Highway opposition began to take on new forms. Organizations were created for the sole purpose of altering or stopping expressways. Fell’s Pointers and historic preservation advocates pulled together and formed the Society for the Preservation of Federal Hill and Fell’s Point (Preservation Society) in February 1967.
At the time of the Road Wars, Federal Hill was a mixed-income and mixed-race community with industrial uses mixed in, especially along the waterfront. The community and the Preservation Society were relatively minor players in this battle – larger forces such as the Greater Baltimore Committee and city development agencies were at work pressing against the Federal Hill crossing – except for one critical matter: placing Federal Hill on the National Register of Historic Places.
Fell’s Point activists Bob Eney and Jack Gleason repeated their Fell’s Point spadework for Federal Hill and succeeded in gaining National Register status in April 1970. The Federal Hill Historic District was also incorporated into the Fell’s Point lawsuit in August 1973.
Locust Point Fights Back
The Fort McHenry harbor crossing had one enormous problem: the proposed 180-foot-high bridge was seen as a desecration of the Fort McHenry monument. Intense community opposition supplemented by well-organized veterans’ organizations achieved a quick result. In April 1971 the Maryland General Assembly passed a resolution draped in patriotism: “a call to…all veterans groups and all other patriotic Marylanders and Americans to aid and support the protection of our national heritage in Fort McHenry.” It specifically requested that the State Roads Commission “fix an alternate route for an extension of I-95 so that Fort McHenry will not be jeopardized.”

Shirley and Victor Doda are generally credited as the Locust Point masterminds who forced the road establishment to build a tunnel instead of a bridge at Fort McHenry. It was seen as a compromise at the time, but please imagine a Chesapeake Bay Bridge-like structure looming over Fort McHenry. This was no small victory.

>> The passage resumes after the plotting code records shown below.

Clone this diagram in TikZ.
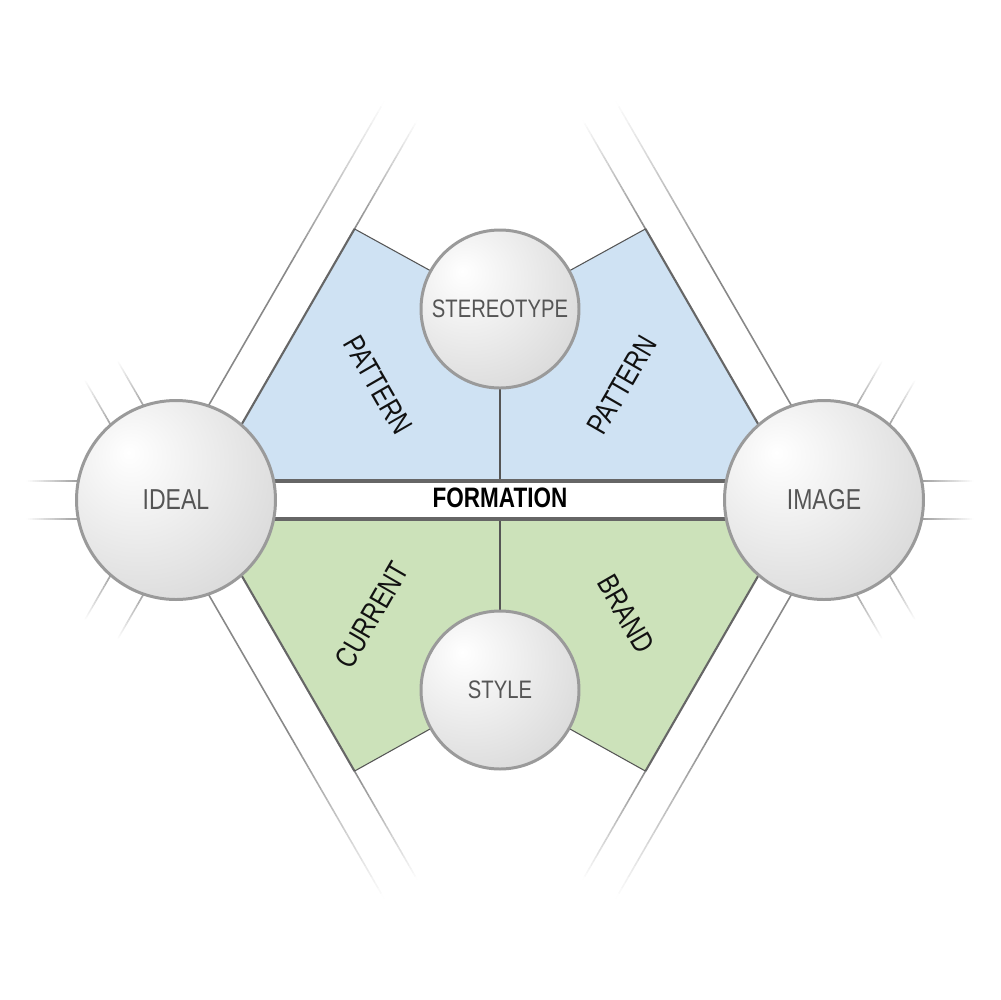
\documentclass[tikz,border=0pt]{standalone}
\usepackage{fontspec}
\setmainfont{Liberation Sans}[FakeStretch=0.8]
\usetikzlibrary{calc}
\definecolor{blueF}{HTML}{CFE2F3}
\definecolor{greenF}{HTML}{CCE2BA}
\definecolor{edgeD}{HTML}{666666}
\definecolor{lineG}{HTML}{888888}
\definecolor{stubG}{HTML}{999999}
\definecolor{ringG}{HTML}{9A9A9A}
\definecolor{sphMid}{HTML}{DEDEDE}
\definecolor{sphEdge}{HTML}{BBBBBB}
\definecolor{txtG}{HTML}{555555}
\definecolor{txtK}{HTML}{111111}
\pgfdeclareradialshading{sph}{\pgfpoint{-12bp}{12bp}}{color(0bp)=(white); color(33bp)=(sphMid); color(67bp)=(sphEdge); color(100bp)=(sphEdge)}
% #1 from, #2 fade start, #3 end, #4 width, #5 colour
\newcommand\fadeline[5]{%
  \draw[line width=#4, #5] (#1) -- (#2);
  \foreach \k in {0,...,29}{%
    \pgfmathsetmacro\fa{\k/30}%
    \pgfmathsetmacro\fb{(\k+1)/30}%
    \pgfmathtruncatemacro\pc{100-(\k+0.5)*100/30}%
    \draw[line width=#4, color=#5!\pc!white] ($(#2)!\fa!(#3)$) -- ($(#2)!\fb!(#3)$);
  }}
\tikzset{
  sphere/.style={circle, draw=ringG, line width=0.85pt, shade, shading=sph, inner sep=0pt, text=txtG},
  bigsph/.style={sphere, minimum size=19.9mm, font=\fontsize{8.2}{10}\selectfont},
  smallsph/.style={sphere, minimum size=15.8mm, font=\fontsize{7.2}{9}\selectfont},
  lbl/.style={text=txtK, inner sep=0pt, font=\fontsize{8.5}{10}\selectfont},
  bandline/.style={edgeD, line width=0.95pt},
  regionedge/.style={edgeD, line width=0.6pt},
  thinedge/.style={txtG, line width=0.3pt}
}
\begin{document}
\begin{tikzpicture}[x=0.1mm, y=-0.1mm]
\useasboundingbox (0,0) rectangle (1000,1000);
% key points
\coordinate (A) at (176,500);
\coordinate (B) at (824,500);
\coordinate (S) at (500,309);
\coordinate (T) at (500,690);
\coordinate (cUL) at (354.5,228.9);
\coordinate (cUR) at (645.5,228.9);
\coordinate (cLL) at (354.5,771.1);
\coordinate (cLR) at (645.5,771.1);
\coordinate (bUL) at (208.9,481);
\coordinate (bUR) at (791.1,481);
\coordinate (bLL) at (208.9,519);
\coordinate (bLR) at (791.1,519);
% regions
\fill[blueF] (bUL) -- (cUL) -- (S) -- (cUR) -- (bUR) -- cycle;
\fill[greenF] (bLL) -- (cLL) -- (T) -- (cLR) -- (bLR) -- cycle;
% long bands: outer edges
\coordinate (o1a) at (159.5,490.5); \coordinate (o1b) at (289.5,265.3); \coordinate (o1c) at (384.5,100.8);
\coordinate (o2a) at (840.5,490.5); \coordinate (o2b) at (710.5,265.3); \coordinate (o2c) at (615.5,100.8);
\coordinate (o3a) at (159.5,509.5); \coordinate (o3b) at (289.5,734.7); \coordinate (o3c) at (384.5,899.2);
\coordinate (o4a) at (840.5,509.5); \coordinate (o4b) at (710.5,734.7); \coordinate (o4c) at (615.5,899.2);
\fadeline{o1a}{o1b}{o1c}{0.45pt}{lineG}
\fadeline{o2a}{o2b}{o2c}{0.45pt}{lineG}
\fadeline{o3a}{o3b}{o3c}{0.45pt}{lineG}
\fadeline{o4a}{o4b}{o4c}{0.45pt}{lineG}
% long bands: inner edges beyond the corners
\coordinate (i1c) at (417.5,119.8);
\coordinate (i2c) at (582.5,119.8);
\coordinate (i3c) at (417.5,880.2);
\coordinate (i4c) at (582.5,880.2);
\fadeline{cUL}{cUL}{i1c}{0.45pt}{lineG}
\fadeline{cUR}{cUR}{i2c}{0.45pt}{lineG}
\fadeline{cLL}{cLL}{i3c}{0.45pt}{lineG}
\fadeline{cLR}{cLR}{i4c}{0.45pt}{lineG}
% region edges
\coordinate (i1a) at (192.5,509.5);
\coordinate (i2a) at (807.5,509.5);
\coordinate (i3a) at (192.5,490.5);
\coordinate (i4a) at (807.5,490.5);
\draw[regionedge] (i1a) -- (cUL);
\draw[regionedge] (i2a) -- (cUR);
\draw[regionedge] (i3a) -- (cLL);
\draw[regionedge] (i4a) -- (cLR);
\draw[thinedge] (cUL) -- (S) -- (cUR);
\draw[thinedge] (cLL) -- (T) -- (cLR);
\coordinate (fu) at (500,481);
\coordinate (fd) at (500,519);
\draw[thinedge] (S) -- (fu);
\draw[thinedge] (T) -- (fd);
% stubs
\coordinate (sa1) at (81,481); \coordinate (sa1e) at (26,481);
\coordinate (sa2) at (81,519); \coordinate (sa2e) at (26,519);
\coordinate (sa3) at (144.95,408.2); \coordinate (sa3e) at (117.45,360.6);
\coordinate (sa4) at (112.05,427.2); \coordinate (sa4e) at (84.55,379.6);
\coordinate (sa5) at (144.95,591.8); \coordinate (sa5e) at (117.45,639.4);
\coordinate (sa6) at (112.05,572.8); \coordinate (sa6e) at (84.55,620.4);
\coordinate (sb1) at (919,481); \coordinate (sb1e) at (974,481);
\coordinate (sb2) at (919,519); \coordinate (sb2e) at (974,519);
\coordinate (sb3) at (855.05,408.2); \coordinate (sb3e) at (882.55,360.6);
\coordinate (sb4) at (887.95,427.2); \coordinate (sb4e) at (915.45,379.6);
\coordinate (sb5) at (855.05,591.8); \coordinate (sb5e) at (882.55,639.4);
\coordinate (sb6) at (887.95,572.8); \coordinate (sb6e) at (915.45,620.4);
\foreach \n in {sa1,sa2,sa3,sa4,sa5,sa6,sb1,sb2,sb3,sb4,sb5,sb6}{
  \fadeline{\n}{\n}{\n e}{0.45pt}{stubG}
}
% formation band
\coordinate (fl1) at (176,481); \coordinate (fr1) at (824,481);
\coordinate (fl2) at (176,519); \coordinate (fr2) at (824,519);
\draw[bandline] (fl1) -- (fr1);
\draw[bandline] (fl2) -- (fr2);
\node[text=black, inner sep=0pt, font=\fontsize{8}{10}\selectfont\bfseries] (form) at (500,498) {FORMATION};
% spheres
\node[bigsph] (ideal) at (A) {IDEAL};
\node[bigsph] (image) at (B) {IMAGE};
\node[smallsph] (stereo) at (S) {STEREOTYPE};
\node[smallsph] (style) at (T) {STYLE};
% labels
\node[lbl, rotate=-60] (pat1) at (378,385) {PATTERN};
\node[lbl, rotate=60] (pat2) at (622,385) {PATTERN};
\node[lbl, rotate=60] (cur) at (372,615) {CURRENT};
\node[lbl, rotate=-60] (brand) at (626,614) {BRAND};
\end{tikzpicture}
\end{document}
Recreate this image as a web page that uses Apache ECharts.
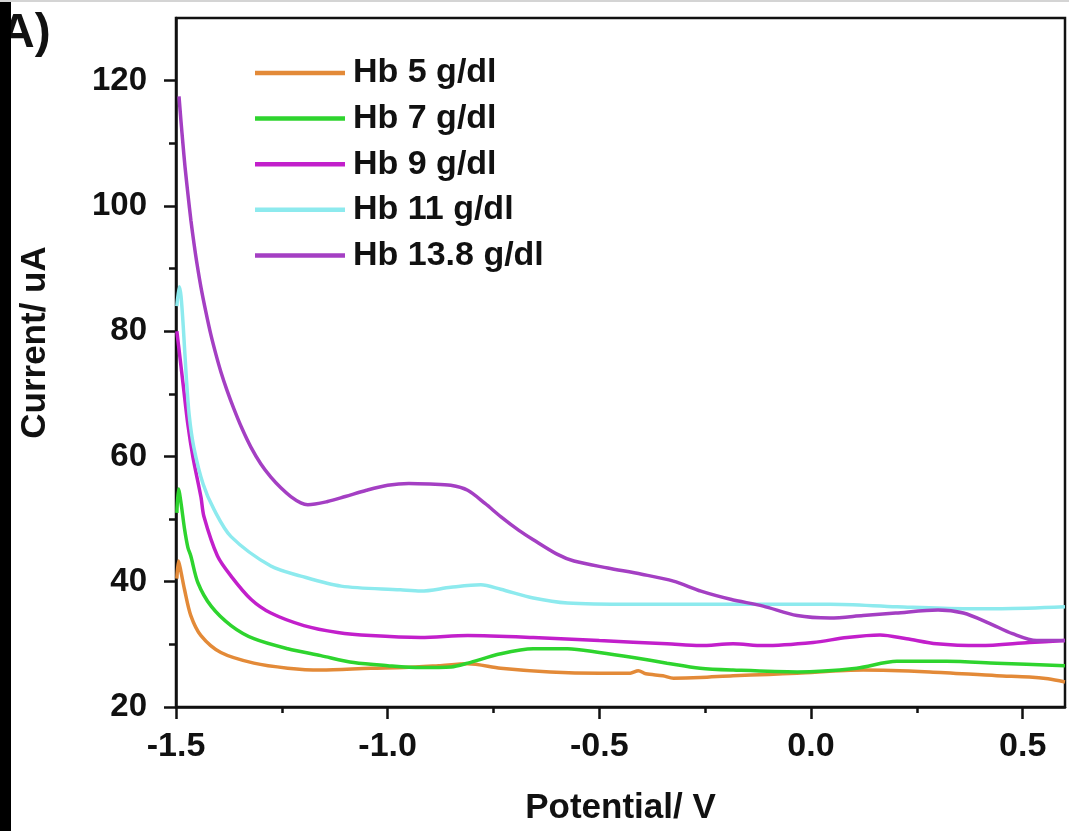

Shirley and Victor Doda were admired by both friend and foe. Shirley, sometimes called the First Lady of Locust Point, had a knack for attention-getting antics. One protest outside City Hall featured a woman dressed up as a gorilla who handed out bananas inscribed with a warning: “Don’t Monkey with Locust Point.” Shirley led a procession of neighborhood folks (each with a red, white, and blue hat) to Monday night council meetings, where she would sit directly behind Schaefer.

Technical studies for the Fort McHenry tunnel were completed in April 1974. There were three options for bypassing the Fort, but Mayor Schaefer favored the most complete (and expensive) solution which moved the tunnel to the east and south. The visual impact of the highway was virtually eliminated. These options finally went before the Locust Point community in December 1974. Victor Doda said the community was still concerned about the impact of construction vibration and air pollution, but the condemnation ordinance passed in a 12-5 vote on January 23, 1975.